训练大型语言模型以预测临床事件
Training Large Language Models to Predict Clinical Events
May 12, 2026
作者: Benjamin Turtel, Paul Wilczewski, Kris Skotheim
cs.AI
摘要
纵向临床笔记蕴含患者随时间演变的丰富证据,但将这一信号转化为临床预测的训练监督仍然具有挑战性。我们通过将按时间排序的MIMIC-III笔记转化为包含患者既往病史、关于可能未来事件的自然语言问题以及从后续记录中解析出的标签的示例,将前瞻学习扩展到临床预测领域。这一过程从702次入院记录中生成了6,900个预测示例,涵盖用药、手术、器官支持、微生物学和死亡率等多个维度。基于这些示例训练的轻量级LoRA适配器在提示基础模型上实现了性能提升,将预期校准误差从0.1269降至0.0398,Brier分数从0.199降至0.145,同时在留出问题的点估计上略微优于GPT-5。该方法无需人工设计的结构化特征或特定终点的分类器,即可从纵向临床笔记中生成可复用的临床预测监督信号。
English
Longitudinal clinical notes contain rich evidence of how patients evolve over time, but converting this signal into training supervision for clinical prediction remains challenging. We extend Foresight Learning to clinical prediction by converting time-ordered MIMIC-III notes into examples consisting of past patient context, a natural-language question about a possible future event, and a label resolved from later documentation. This process yields 6,900 prediction examples from 702 admissions across medications, procedures, organ support, microbiology, and mortality.
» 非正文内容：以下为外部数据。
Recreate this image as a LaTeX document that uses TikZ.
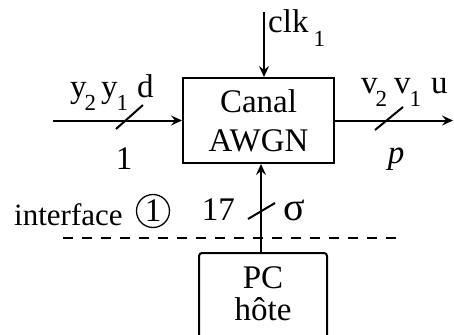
\documentclass[tikz,border=0pt]{standalone}
\usepackage{fontspec}
\setmainfont{Liberation Serif}
\usetikzlibrary{arrows.meta}
\newcommand{\sbs}[1]{\raisebox{-0.42em}{\fontsize{23}{23}\selectfont #1}}
\begin{document}
\begin{tikzpicture}[x=1pt,y=-1pt,
  every node/.style={font=\fontsize{33}{40}\selectfont, inner sep=0pt},
  ln/.style={line width=2pt},
  arr/.style={ln, -{Stealth[length=11pt,width=10pt,inset=4pt]}},
  boxn/.style={draw, line width=2pt}]
\useasboundingbox (0,0) rectangle (454,334);
% main box
\node[boxn, minimum width=151pt, minimum height=85pt, align=center] (canal) at (258.5,120.5) {Canal\\[-1pt]AWGN};
% host box
\begin{scope}
\clip (0,0) rectangle (454,334);
\node[boxn, rounded corners=3pt, minimum width=128pt, minimum height=120pt, anchor=north] (pc) at (263,252) {};
\end{scope}
\node[anchor=base] (pct1) at (263,288) {PC};
\node[anchor=base] (pct2) at (263,320) {hôte};
% input
\coordinate (inL) at (53,120.5);
\draw[arr] (inL) -- (canal.west);
\draw[ln] (116,129) -- (143,105);
\node[anchor=base west] (inlab) at (70,97) {y\kern-2pt\sbs{2}\kern5pt y\kern-1pt\sbs{1}\kern9pt d};
\node[anchor=base] (inw) at (124,169) {1};
% output
\coordinate (outR) at (453,120.5);
\draw[arr] (canal.east) -- (outR);
\draw[ln] (375,130) -- (403,107);
\node[anchor=base west] (outlab) at (361,93) {v\kern-2pt\sbs{2}\kern7pt v\kern-1pt\sbs{1}\kern10pt u};
\node[anchor=base] (outw) at (396,163) {\itshape p};
% clock
\coordinate (clkT) at (264,12);
\draw[arr] (clkT) -- (clkT |- canal.north);
\node[anchor=base west] (clklab) at (268,33) {clk\kern5pt\sbs{1}};
% sigma
\coordinate (sigB) at (261,252);
\draw[arr] (sigB) -- (sigB |- canal.south);
\draw[ln] (248,219) -- (275,203);
\node[anchor=base east] (sw) at (235,220) {17};
\node[anchor=base west, font=\fontsize{40}{40}\selectfont] (sl) at (283,220) {σ};
% interface
\draw[line width=1.2pt, dash pattern=on 10pt off 9pt] (63,238) -- (399,238);
\node[anchor=base west, font=\fontsize{31}{40}\selectfont] (ifl) at (14,225) {interface};
\node[draw, circle, line width=1.3pt, minimum size=33pt] (ifc) at (153,211) {1};
\end{tikzpicture}
\end{document}
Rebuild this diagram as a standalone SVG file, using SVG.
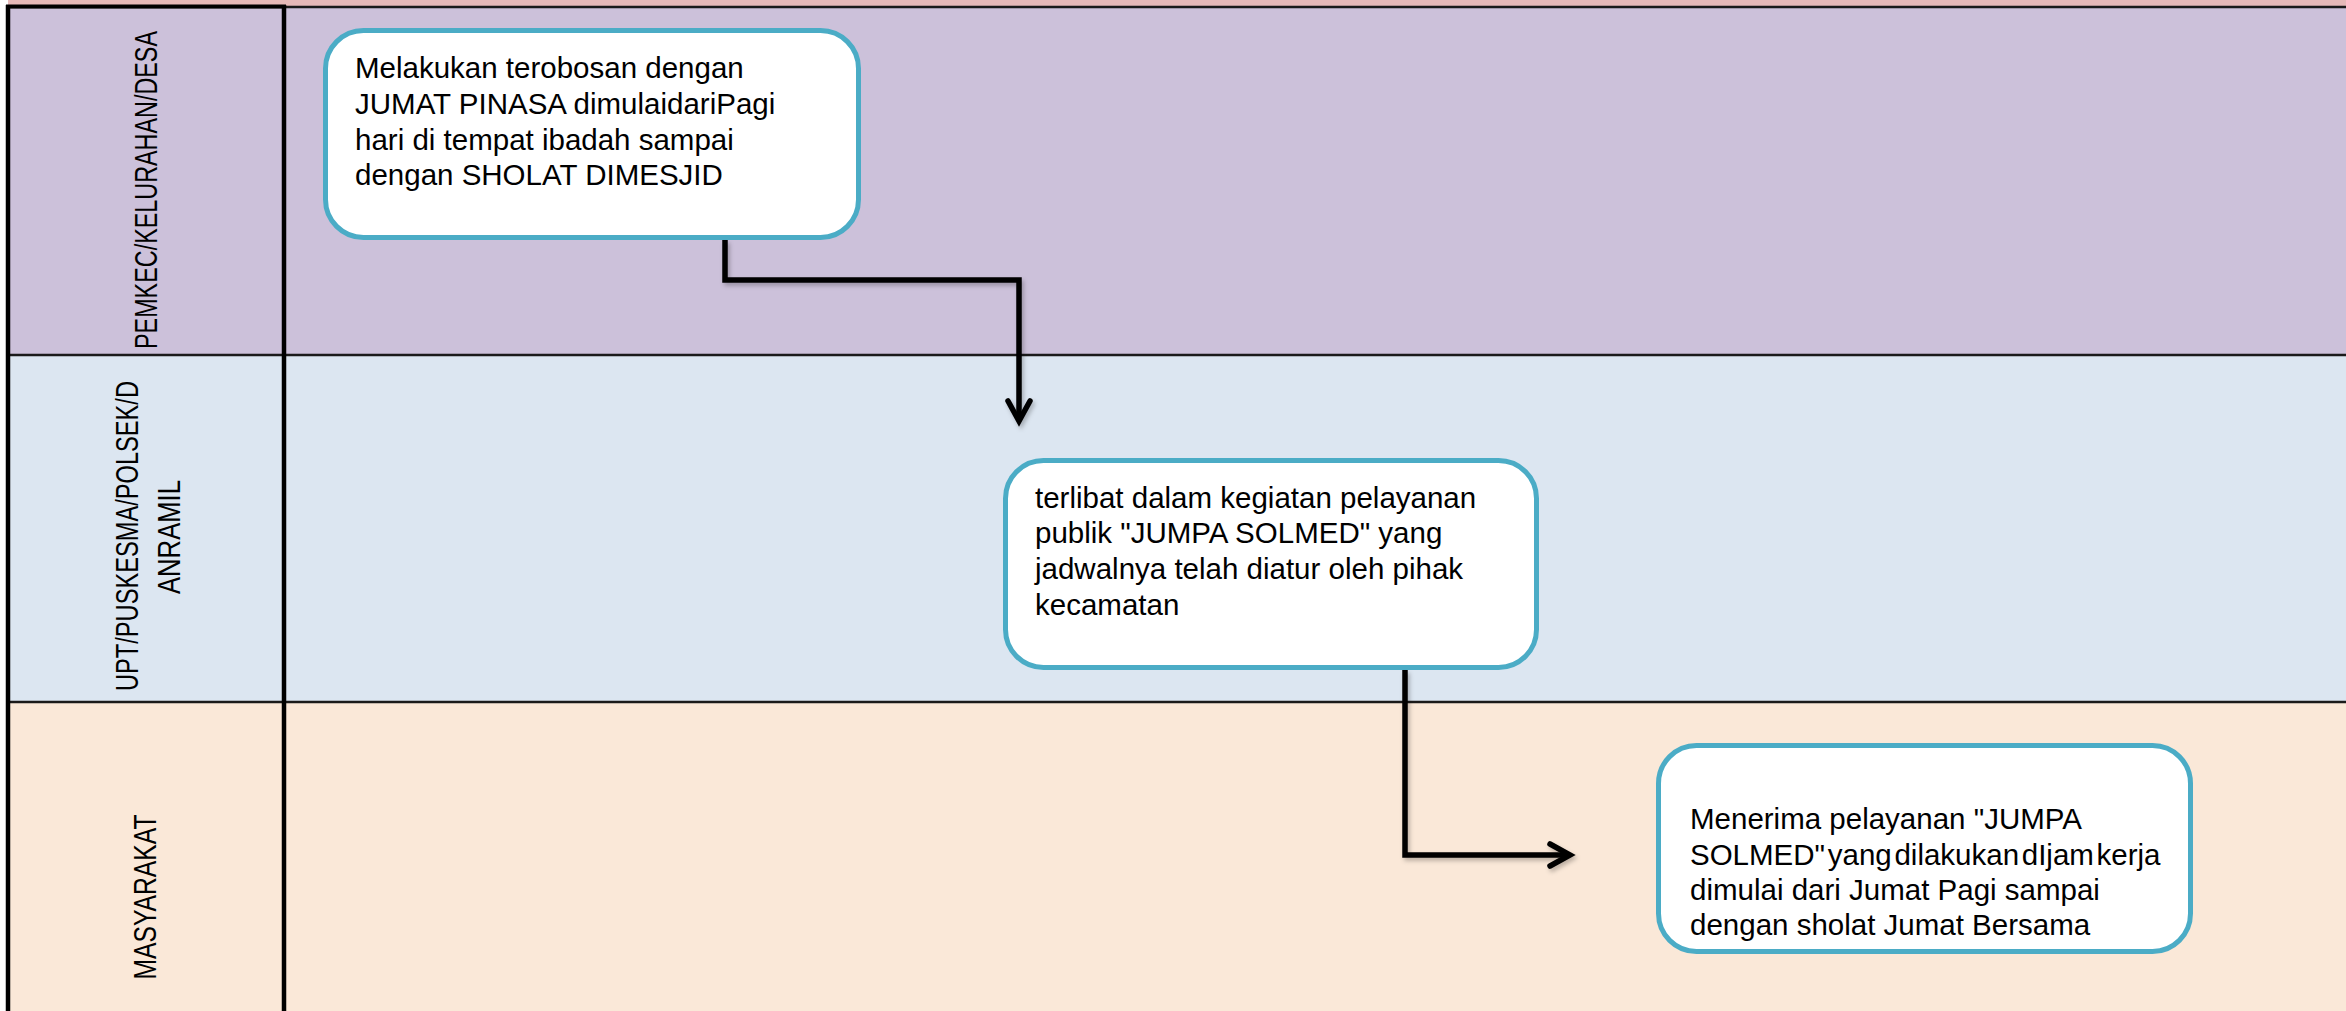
<svg xmlns="http://www.w3.org/2000/svg" width="2346" height="1011" viewBox="0 0 2346 1011">
  <defs>
    <style>
      .lane-line { stroke: #1a1a1a; stroke-width: 2.5; }
      .box { fill: #ffffff; stroke: #4BACC6; stroke-width: 5; }
      .txt { font-family: "Liberation Sans", Arial, sans-serif; font-size: 29.5px; fill: #000000; }
      .lbl { font-family: "Liberation Sans", Arial, sans-serif; font-size: 31px; fill: #000000; text-anchor: middle; }
      .conn { fill: none; stroke: #000000; stroke-width: 5.5; stroke-linejoin: miter; }
      .head { fill: none; stroke: #000000; stroke-width: 5.5; stroke-linecap: round; stroke-linejoin: miter; }
    </style>
    <filter id="shadow" x="-10%" y="-10%" width="130%" height="130%">
      <feDropShadow dx="2" dy="3" stdDeviation="2" flood-color="#000000" flood-opacity="0.25"/>
    </filter>
  </defs>

  <rect x="0" y="0" width="2346" height="1011" fill="#ffffff"/>

  <g id="lanes">
    <rect x="8" y="0" width="2338" height="7" fill="#E6B9B8"/>
    <rect x="8" y="7" width="2338" height="348" fill="#CCC1DA"/>
    <rect x="8" y="355" width="2338" height="347" fill="#DCE6F1"/>
    <rect x="8" y="702" width="2338" height="309" fill="#FAE8D8"/>
    <line class="lane-line" x1="8" y1="7" x2="2346" y2="7"/>
    <line class="lane-line" x1="8" y1="355" x2="2346" y2="355"/>
    <line class="lane-line" x1="8" y1="702" x2="2346" y2="702"/>
    <line x1="6" y1="6.5" x2="286" y2="6.5" stroke="#000" stroke-width="4"/>
    <line x1="8" y1="5" x2="8" y2="1011" stroke="#000" stroke-width="4.5"/>
    <line x1="284" y1="5" x2="284" y2="1011" stroke="#000" stroke-width="4.5"/>
  </g>

  <g id="lane-labels">
    <g id="label-pemkec">
      <text class="lbl" transform="translate(157,190) rotate(-90)" textLength="318" lengthAdjust="spacingAndGlyphs">PEMKEC/KELURAHAN/DESA</text>
    </g>
    <g id="label-upt">
      <text class="lbl" transform="translate(138,536) rotate(-90)" textLength="310" lengthAdjust="spacingAndGlyphs">UPT/PUSKESMA/POLSEK/D</text>
      <text class="lbl" transform="translate(180,537) rotate(-90)" textLength="114" lengthAdjust="spacingAndGlyphs">ANRAMIL</text>
    </g>
    <g id="label-masyarakat">
      <text class="lbl" transform="translate(156,897) rotate(-90)" textLength="165" lengthAdjust="spacingAndGlyphs">MASYARAKAT</text>
    </g>
  </g>

  <g id="connectors">
    <g filter="url(#shadow)">
      <polyline class="conn" points="725,240 725,280 1019,280 1019,419"/>
      <polyline class="head" points="1008,401 1019,421 1030,401"/>
    </g>
    <g filter="url(#shadow)">
      <polyline class="conn" points="1405,670 1405,855 1568,855"/>
      <polyline class="head" points="1550,844 1570,855 1550,866"/>
    </g>
  </g>

  <g id="node-1">
    <rect class="box" x="325.5" y="30.5" width="533" height="207" rx="38" ry="38"/>
    <text class="txt" x="355" y="78">Melakukan terobosan dengan</text>
    <text class="txt" x="355" y="114">JUMAT PINASA dimulaidariPagi</text>
    <text class="txt" x="355" y="150">hari di tempat ibadah sampai</text>
    <text class="txt" x="355" y="185">dengan SHOLAT DIMESJID</text>
  </g>

  <g id="node-2">
    <rect class="box" x="1005.5" y="460.5" width="531" height="207" rx="38" ry="38"/>
    <text class="txt" x="1035" y="508">terlibat dalam kegiatan pelayanan</text>
    <text class="txt" x="1035" y="543">publik "JUMPA SOLMED" yang</text>
    <text class="txt" x="1035" y="579">jadwalnya telah diatur oleh pihak</text>
    <text class="txt" x="1035" y="615">kecamatan</text>
  </g>

  <g id="node-3">
    <rect class="box" x="1658.5" y="745.5" width="532" height="206" rx="38" ry="38"/>
    <text class="txt" x="1690" y="829">Menerima pelayanan "JUMPA</text>
    <text class="txt" x="1690" y="865" word-spacing="-5.5">SOLMED" yang dilakukan dIjam kerja</text>
    <text class="txt" x="1690" y="900">dimulai dari Jumat Pagi sampai</text>
    <text class="txt" x="1690" y="935">dengan sholat Jumat Bersama</text>
  </g>
</svg>
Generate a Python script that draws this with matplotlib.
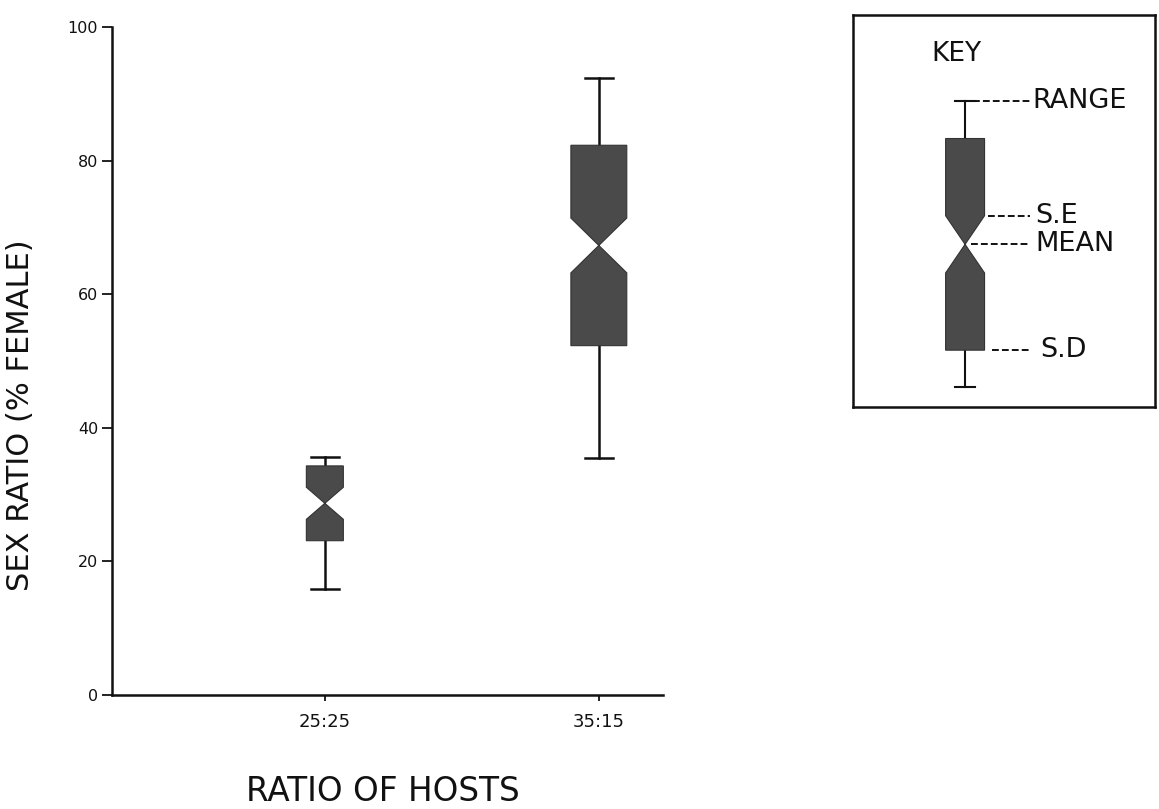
import numpy as np
import matplotlib
matplotlib.use('Agg')
import matplotlib.pyplot as plt

# data
hosts = ['25:25', '35:15']
means = [28.7, 67.3]
ses = [2.4, 4.1]
sds = [5.6, 15.0]
mins = [15.8, 35.5]
maxs = [35.6, 92.4]

# key box (its own 0-100 scale inside the frame)
key_mean, key_se, key_sd = 41.5, 7.3, 27.0
key_min, key_max = 5.1, 78.1
key_labels = ['RANGE', 'S.E', 'MEAN', 'S.D']

box_w = [0.135, 0.204]
fill_c = '#4a4a4a'
edge_c = '#333333'
ink = '#111111'

plt.rcParams['font.family'] = ['DejaVu Sans']


def notch_box(ax, x, m, se, sd, lo, hi, w, cap, lw):
    h = w / 2
    xs = [x - h, x + h, x + h, x, x + h, x + h, x - h, x - h, x, x - h]
    ys = [m + sd, m + sd, m + se, m, m - se, m - sd, m - sd, m - se, m, m + se]
    ax.fill(xs, ys, color=fill_c, ec=edge_c, lw=0.8, zorder=3, clip_on=False)
    ax.plot([x, x], [m + sd, hi], color=ink, lw=lw, zorder=2, clip_on=False)
    ax.plot([x, x], [m - sd, lo], color=ink, lw=lw, zorder=2, clip_on=False)
    ax.plot([x - cap / 2, x + cap / 2], [hi, hi], color=ink, lw=lw, clip_on=False)
    ax.plot([x - cap / 2, x + cap / 2], [lo, lo], color=ink, lw=lw, clip_on=False)


fig = plt.figure(figsize=(11.59, 8.09), dpi=100)
ax = fig.add_axes([0.0966, 0.1409, 0.4754, 0.8257])

xpos = np.arange(1, len(hosts) + 1)
for i in range(len(hosts)):
    notch_box(ax, xpos[i], means[i], ses[i], sds[i], mins[i], maxs[i],
              box_w[i], 0.10, 1.8)

ax.set_xlim(0.223, 2.234)
ax.set_ylim(0, 100)
ax.set_xticks(xpos)
ax.set_xticklabels(hosts)
ax.set_yticks([0, 20, 40, 60, 80, 100])
ax.spines['top'].set_visible(False)
ax.spines['right'].set_visible(False)
for s in ['left', 'bottom']:
    ax.spines[s].set_linewidth(1.8)
    ax.spines[s].set_color(ink)
ax.tick_params(axis='y', length=7, width=1.3, pad=3, labelsize=11.5, colors=ink)
ax.tick_params(axis='x', length=4, width=1.3, pad=9, labelsize=13, colors=ink)

fig.text(21 / 1159, 1 - 415 / 809, 'SEX RATIO (% FEMALE)', rotation=90,
         ha='center', va='center', fontsize=22, color=ink)
fig.text(383 / 1159, 1 - 801 / 809, 'RATIO OF HOSTS', ha='center',
         va='baseline', fontsize=23.5, color=ink)

# key panel
kax = fig.add_axes([0.736, 0.4969, 0.2606, 0.4845])
kax.set_xlim(0, 1)
kax.set_ylim(0, 100)
kax.set_xticks([])
kax.set_yticks([])
for s in kax.spines.values():
    s.set_linewidth(1.8)
    s.set_color(ink)

kx = 0.371
notch_box(kax, kx, key_mean, key_se, key_sd, key_min, key_max, 0.129, 0.066, 1.5)
kax.text(0.26, 90, 'KEY', fontsize=19, va='center', ha='left', color=ink)

label_y = [key_max, key_mean + key_se, key_mean, key_mean - key_sd]
dash_x0 = [0.397, 0.447, 0.39, 0.46]
text_x = [0.593, 0.603, 0.603, 0.62]
for lab, y, x0, tx in zip(key_labels, label_y, dash_x0, text_x):
    kax.plot([x0, 0.586], [y, y], color=ink, lw=1.4, ls=(0, (3.5, 1.6)))
    kax.text(tx, y, lab, fontsize=19.5, va='center', ha='left', color=ink)

fig.savefig('out.png', dpi=100, facecolor='white')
A small LoRA adapter trained on these examples improves over the prompted base model, reducing expected calibration error from 0.1269 to 0.0398 and Brier score from 0.199 to 0.145, while slightly outperforming GPT-5 point estimates on held-out questions. The approach enables reusable clinical prediction supervision from longitudinal notes without hand-engineered structured features or endpoint-specific classifiers.